Question: What other state got affected by our bug?

Because we add undefined (through result += elements[index]) to result, the result variable is now affected as well.

Finding and fixing a bug

Ofcourse our for loop is the code messing with the index and we can easily see the condition is wrong and should be index < elements.length instead.

for (let index = 0; index <= elements.length; index++)

With this simple example you can see that even though the code is small and the bug is quite obvious there's a difference from where we observe a failure in our program and the code that caused it. It's important to always remember this, with more complex bugs there's often a bigger distance (in code) between the code that caused the failure and the code that has a bug in it. The code that caused the failure can often be perfectly fine, but the code that has a bug never is.

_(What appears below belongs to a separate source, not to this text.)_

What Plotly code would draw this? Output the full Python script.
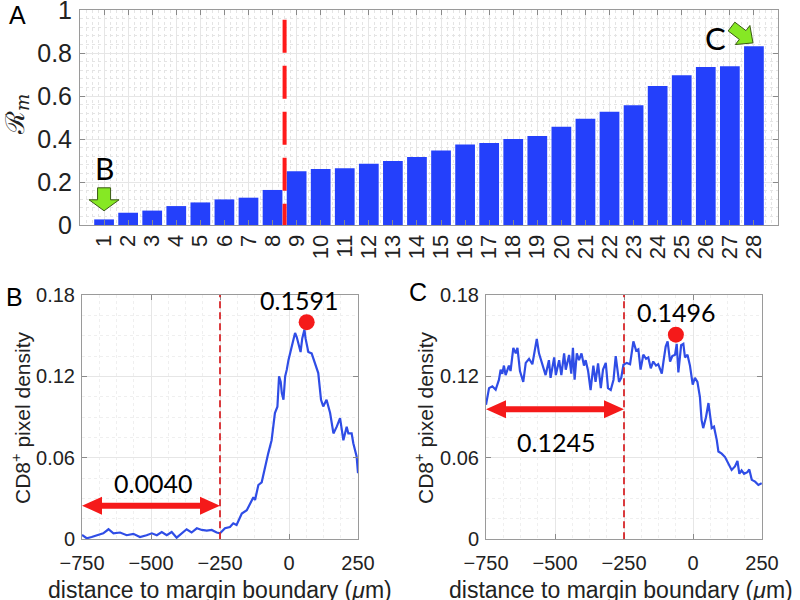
import plotly.graph_objects as go

# ---------------- data ----------------
bar_ids = list(range(1, 29))
bar_labels = [str(i) for i in bar_ids]
rm_values = [0.026, 0.057, 0.067, 0.088, 0.105, 0.119, 0.127, 0.163, 0.250, 0.260,
             0.264, 0.285, 0.298, 0.316, 0.347, 0.375, 0.381, 0.400, 0.414, 0.457,
             0.494, 0.527, 0.557, 0.647, 0.696, 0.735, 0.738, 0.831]
split_pos = 8.5

b_dist = [-750, -733, -715, -697, -673, -654, -636, -612, -588, -564, -540, -516, -497,
          -479, -461, -443, -425, -407, -389, -371, -353, -334, -316, -298, -280, -262,
          -250, -232, -214, -202, -190, -171, -153, -141, -129, -123, -111, -99, -87,
          -75, -63, -51, -42, -36, -30, -26, -20, -14, -8, -2, 10, 22, 28, 34, 42, 48,
          56, 60, 70, 82, 94, 106, 116, 124, 136, 149, 161, 173, 185, 197, 209, 215,
          227, 233, 245, 250]
b_density = [0.0032, 0.0008, 0.0017, 0.003, 0.0044, 0.0074, 0.0044, 0.005, 0.003, 0.004,
             0.0017, 0.003, 0.0044, 0.003, 0.0054, 0.003, 0.0054, 0.0012, 0.0044, 0.0074,
             0.005, 0.0081, 0.0069, 0.0064, 0.0069, 0.005,
             0.0044, 0.0081, 0.0091, 0.0118, 0.0105, 0.019, 0.0214, 0.0266, 0.031, 0.029,
             0.040, 0.042, 0.0536, 0.0635, 0.073, 0.093, 0.0977, 0.12, 0.116, 0.1077,
             0.1028, 0.12, 0.125, 0.132, 0.142, 0.152, 0.149, 0.144, 0.138, 0.148, 0.1545,
             0.148, 0.138, 0.137, 0.130, 0.1225, 0.1028, 0.0979, 0.1028, 0.093, 0.078,
             0.083, 0.0893, 0.073, 0.083, 0.078, 0.078, 0.0708, 0.061, 0.0487]

c_dist = [-750, -739, -727, -715, -703, -697, -691, -685, -679, -667, -661, -651, -642,
          -636, -627, -615, -606, -594, -582, -574, -566, -558, -546, -534, -522, -516,
          -503, -497, -485, -477, -467, -461, -449, -441, -435, -429, -421, -413, -404,
          -395, -389, -380, -371, -361, -353, -344, -334, -326, -316, -308, -298, -288,
          -280, -274, -268, -260, -252, -240, -228, -216, -206, -198, -190, -180, -170,
          -162, -153, -144, -134, -126, -113, -107, -99, -92, -83, -75, -65, -59, -53,
          -43, -35, -29, -20, -11, -1, 7, 16, 25, 31, 37, 47, 56, 62, 68, 76, 86, 92,
          104, 116, 128, 140, 152, 161, 168, 176, 185, 197, 204, 213, 225, 237, 249]
c_density = [0.0991, 0.1114, 0.1127, 0.1102, 0.1176, 0.125, 0.122, 0.128, 0.121, 0.128,
             0.124, 0.141, 0.137, 0.141, 0.124, 0.116, 0.130, 0.133, 0.129, 0.1397,
             0.1476, 0.137, 0.128, 0.121, 0.132, 0.119, 0.134, 0.121, 0.132, 0.121,
             0.137, 0.125, 0.1358, 0.122, 0.141, 0.1176, 0.137, 0.132, 0.137, 0.128,
             0.132, 0.124, 0.110, 0.128, 0.116, 0.1296, 0.1114, 0.125, 0.130, 0.1114,
             0.110, 0.1176, 0.135, 0.124, 0.116, 0.119, 0.1286, 0.130, 0.129, 0.1458,
             0.139, 0.140, 0.125, 0.136, 0.133, 0.134, 0.126, 0.131, 0.128, 0.129,
             0.122, 0.131, 0.142, 0.1458, 0.131, 0.135, 0.136, 0.144, 0.123, 0.143,
             0.144, 0.134, 0.136, 0.128, 0.1139, 0.119, 0.116, 0.105, 0.088, 0.0819,
             0.090, 0.1004, 0.090, 0.0819, 0.083, 0.0733, 0.0647, 0.0631, 0.0606, 0.0561,
             0.0511, 0.0537, 0.0577, 0.0483, 0.0508, 0.0483, 0.0495, 0.0515, 0.0438,
             0.0425, 0.040, 0.0413]

b_peak = (64, 0.1600, "0.1591")
c_peak = (-62, 0.1508, "0.1496")
b_mean = (-750, -250, 0.0248, "0.0040")
c_mean = (-750, -250, 0.0959, "0.1245")
margin_x = -250

# ---------------- layout geometry (pixels, 800x600) ----------------
W, H = 800, 600
A_box = (80, 778, 10, 225)      # x0, x1, ytop, ybottom
B_box = (82, 358, 295, 539.3)
C_box = (486, 762, 295, 539.3)
A_xr, A_yr = (0, 29), (0, 1)
L_xr, L_yr = (-750, 250), (0, 0.18)


def dom(box):
    x0, x1, yt, yb = box
    return [x0 / W, x1 / W], [1 - yb / H, 1 - yt / H]


def scales(box, xr, yr):
    x0, x1, yt, yb = box
    return (x1 - x0) / (xr[1] - xr[0]), (yb - yt) / (yr[1] - yr[0])


FONT = "Liberation Sans"
BLUE_BAR = "#2440fb"
BLUE_LINE = "#2f4de6"
GREEN = "#86e824"

fig = go.Figure()

fig.add_trace(go.Bar(x=bar_ids, y=rm_values, marker=dict(color=BLUE_BAR, line_width=0),
                     width=0.82, xaxis="x", yaxis="y", showlegend=False))
fig.add_trace(go.Scatter(x=b_dist, y=b_density, mode="lines",
                         line=dict(color=BLUE_LINE, width=2.2), xaxis="x2", yaxis="y2",
                         showlegend=False))
fig.add_trace(go.Scatter(x=c_dist, y=c_density, mode="lines",
                         line=dict(color=BLUE_LINE, width=2.2), xaxis="x3", yaxis="y3",
                         showlegend=False))
for (px, py, _), xa, ya in [(b_peak, "x2", "y2"), (c_peak, "x3", "y3")]:
    fig.add_trace(go.Scatter(x=[px], y=[py], mode="markers",
                             marker=dict(color="#f51a1a", size=16), xaxis=xa, yaxis=ya,
                             showlegend=False, cliponaxis=False))

shapes = []
annotations = []

# split line in A
shapes.append(dict(type="line", xref="x", yref="y", x0=split_pos, x1=split_pos,
                   y0=-0.055, y1=1, line=dict(color="#ff1a1a", width=4, dash="33px,13px")))
# margin lines in B and C
for xa, ya in [("x2", "y2"), ("x3", "y3")]:
    shapes.append(dict(type="line", xref=xa, yref=ya, x0=margin_x, x1=margin_x,
                       y0=0, y1=0.18, line=dict(color="#d8262a", width=1.8, dash="7px,4px")))


def poly_path(pts):
    return "M " + " L ".join(f"{x},{y}" for x, y in pts) + " Z"


def block_arrow(tip_x, tip_y, dir_x, dir_y, length, head_len, head_w, body_w, sx, sy):
    # direction in screen pixels (y down); returns path in data coordinates
    n = (dir_x ** 2 + dir_y ** 2) ** 0.5
    ux, uy = dir_x / n, dir_y / n
    px_, py_ = -uy, ux
    pts_px = []
    bx, by = -ux * head_len, -uy * head_len
    tx, ty = -ux * length, -uy * length
    pts_px.append((0, 0))
    pts_px.append((bx + px_ * head_w / 2, by + py_ * head_w / 2))
    pts_px.append((bx + px_ * body_w / 2, by + py_ * body_w / 2))
    pts_px.append((tx + px_ * body_w / 2, ty + py_ * body_w / 2))
    pts_px.append((tx - px_ * body_w / 2, ty - py_ * body_w / 2))
    pts_px.append((bx - px_ * body_w / 2, by - py_ * body_w / 2))
    pts_px.append((bx - px_ * head_w / 2, by - py_ * head_w / 2))
    return poly_path([(tip_x + dx / sx, tip_y - dy / sy) for dx, dy in pts_px])


sxA, syA = scales(A_box, A_xr, A_yr)
# arrow pointing to bar 1
shapes.append(dict(type="path", xref="x", yref="y",
                   path=block_arrow(bar_ids[0], rm_values[0] + 0.04, 0, 1, 23, 11, 30, 13, sxA, syA),
                   fillcolor=GREEN, line=dict(color="#3a5a14", width=1)))
# arrow pointing to bar 28
shapes.append(dict(type="path", xref="x", yref="y",
                   path=block_arrow(bar_ids[-1] - 0.04, rm_values[-1] + 0.016, 21, 16, 27, 13, 24, 11, sxA, syA),
                   fillcolor=GREEN, line=dict(color="#3a5a14", width=1)))


def double_arrow(x0, x1, y, sx, sy, head_len=20, head_half=9, shaft_half=3):
    hl = head_len / sx
    hh = head_half / sy
    sh = shaft_half / sy
    pts = [(x0, y), (x0 + hl, y + hh), (x0 + hl, y + sh), (x1 - hl, y + sh), (x1 - hl, y + hh),
           (x1, y), (x1 - hl, y - hh), (x1 - hl, y - sh), (x0 + hl, y - sh), (x0 + hl, y - hh)]
    return poly_path(pts)


sxL, syL = scales(B_box, L_xr, L_yr)
for (x0, x1, y, _), xa, ya in [(b_mean, "x2", "y2"), (c_mean, "x3", "y3")]:
    shapes.append(dict(type="path", xref=xa, yref=ya, path=double_arrow(x0, x1, y, sxL, syL),
                       fillcolor="#f51a1a", line=dict(width=0)))

TXT = "Lato"
# value labels
annotations += [
    dict(x=(b_mean[0] + b_mean[1]) / 2 + 7, y=b_mean[2], xref="x2", yref="y2", text=b_mean[3],
         showarrow=False, yshift=23, font=dict(family=TXT, size=25, color="black")),
    dict(x=(c_mean[0] + c_mean[1]) / 2 + 4, y=c_mean[2], xref="x3", yref="y3", text=c_mean[3],
         showarrow=False, yshift=-33, font=dict(family=TXT, size=25, color="black")),
    dict(x=b_peak[0] - 28, y=b_peak[1], xref="x2", yref="y2", text=b_peak[2],
         showarrow=False, yshift=22, font=dict(family=TXT, size=25, color="black")),
    dict(x=c_peak[0], y=c_peak[1], xref="x3", yref="y3", text=c_peak[2],
         showarrow=False, yshift=23, font=dict(family=TXT, size=25, color="black")),
    dict(x=bar_ids[0], y=rm_values[0], xref="x", yref="y", text="B", showarrow=False,
         yshift=51, font=dict(family=TXT, size=30, color="black")),
    dict(x=bar_ids[-1] - 1.6, y=rm_values[-1], xref="x", yref="y", text="C", showarrow=False,
         yshift=8, font=dict(family=TXT, size=31, color="black")),
]

# panel letters
for txt, x, y in [("A", 17, 15), ("B", 14, 297), ("C", 418, 292)]:
    annotations.append(dict(x=x / W, y=1 - y / H, xref="paper", yref="paper", text=txt,
                            showarrow=False, xanchor="center", yanchor="middle",
                            font=dict(family=FONT, size=25, color="black")))

# axis titles as annotations
annotations.append(dict(x=17 / W, y=1 - 115 / H, xref="paper", yref="paper",
                        text="ℛ<sub><i>m</i></sub>", textangle=-90, showarrow=False,
                        xanchor="center", yanchor="middle",
                        font=dict(family="DejaVu Serif", size=26, color="#222")))
for cx in [21, 424]:
    annotations.append(dict(x=cx / W, y=1 - 418 / H, xref="paper", yref="paper",
                            text="CD8<sup>+</sup> pixel density", textangle=-90, showarrow=False,
                            xanchor="center", yanchor="middle",
                            font=dict(family=FONT, size=21, color="#222")))
for cx in [220, 621]:
    annotations.append(dict(x=cx / W, y=1 - 590 / H, xref="paper", yref="paper",
                            text="distance to margin boundary (<i>μ</i>m)", showarrow=False,
                            xanchor="center", yanchor="middle",
                            font=dict(family=FONT, size=23, color="#222")))

AX_LINE = "#9a9a9a"
GRID = "#e6e6e6"

dA = dom(A_box)
dB = dom(B_box)
dC = dom(C_box)

common = dict(showline=True, linecolor=AX_LINE, linewidth=1, mirror="ticks", ticks="inside",
              tickcolor="#8a8a8a", ticklen=5, showgrid=True, gridcolor=GRID, gridwidth=1,
              zeroline=False, automargin=False, ticklabeloverflow="allow")

fig.update_layout(
    width=W, height=H, margin=dict(l=0, r=0, t=0, b=0, pad=0, autoexpand=False),
    paper_bgcolor="white", plot_bgcolor="white", showlegend=False,
    bargap=0.18,
    xaxis=dict(domain=dA[0], range=list(A_xr), anchor="y", tickmode="array",
               tickvals=bar_ids, ticktext=bar_labels, tickangle=-90,
               tickfont=dict(family=FONT, size=22, color="#222"),
               minor=dict(showgrid=True, gridcolor="#e4e4e4", griddash="dot", dtick=0.25),
               **common),
    yaxis=dict(domain=dA[1], range=list(A_yr), anchor="x", tickmode="array",
               tickvals=[0, 0.2, 0.4, 0.6, 0.8, 1], ticktext=["0", "0.2", "0.4", "0.6", "0.8", "1"],
               tickfont=dict(family=FONT, size=25, color="#222"), ticklabelstandoff=2,
               minor=dict(showgrid=True, gridcolor="#e4e4e4", griddash="dot", dtick=0.04),
               **common),
    xaxis2=dict(domain=dB[0], range=list(L_xr), anchor="y2", tickvals=[-750, -500, -250, 0, 250],
                tickfont=dict(family=FONT, size=20, color="#222"), ticklabelstandoff=6,
                minor=dict(showgrid=True, gridcolor="#efefef", griddash="dot", dtick=62.5),
                **common),
    yaxis2=dict(domain=dB[1], range=list(L_yr), anchor="x2", tickvals=[0, 0.06, 0.12, 0.18],
                ticktext=["0", "0.06", "0.12", "0.18"],
                tickfont=dict(family=FONT, size=20, color="#222"), ticklabelstandoff=2,
                minor=dict(showgrid=True, gridcolor="#efefef", griddash="dot", dtick=0.015),
                **common),
    xaxis3=dict(domain=dC[0], range=list(L_xr), anchor="y3", tickvals=[-750, -500, -250, 0, 250],
                tickfont=dict(family=FONT, size=20, color="#222"), ticklabelstandoff=6,
                minor=dict(showgrid=True, gridcolor="#efefef", griddash="dot", dtick=62.5),
                **common),
    yaxis3=dict(domain=dC[1], range=list(L_yr), anchor="x3", tickvals=[0, 0.06, 0.12, 0.18],
                ticktext=["0", "0.06", "0.12", "0.18"],
                tickfont=dict(family=FONT, size=20, color="#222"), ticklabelstandoff=2,
                minor=dict(showgrid=True, gridcolor="#efefef", griddash="dot", dtick=0.015),
                **common),
    shapes=shapes, annotations=annotations,
)

fig.write_html("out.html", config={"displayModeBar": False},
               post_script="document.body.style.margin='0';document.body.style.padding='0';"
                           "document.body.style.overflow='hidden';")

Background: These types of bugs are called off-by-one bugs and are in fact quite common. In our first buggy program we were expecting the value 3 to correspond with the 3rd element in the array, but arrays in javascript start counting at 0. The 3rd element corresponds to the index variable being equal to 2.

Question: if there has never been a failure in your program does that mean that there are no bugs in it? Motivate your answer.

Summary

We covered a lot of ground in this lecture, introducing many new concepts. To summarize:

  1. You learned that bugs are part of a programmer's life.
  2. You learned that a bug can cause a failure in your program.
  3. You learned how to use console.log to look at the program state to find the bug.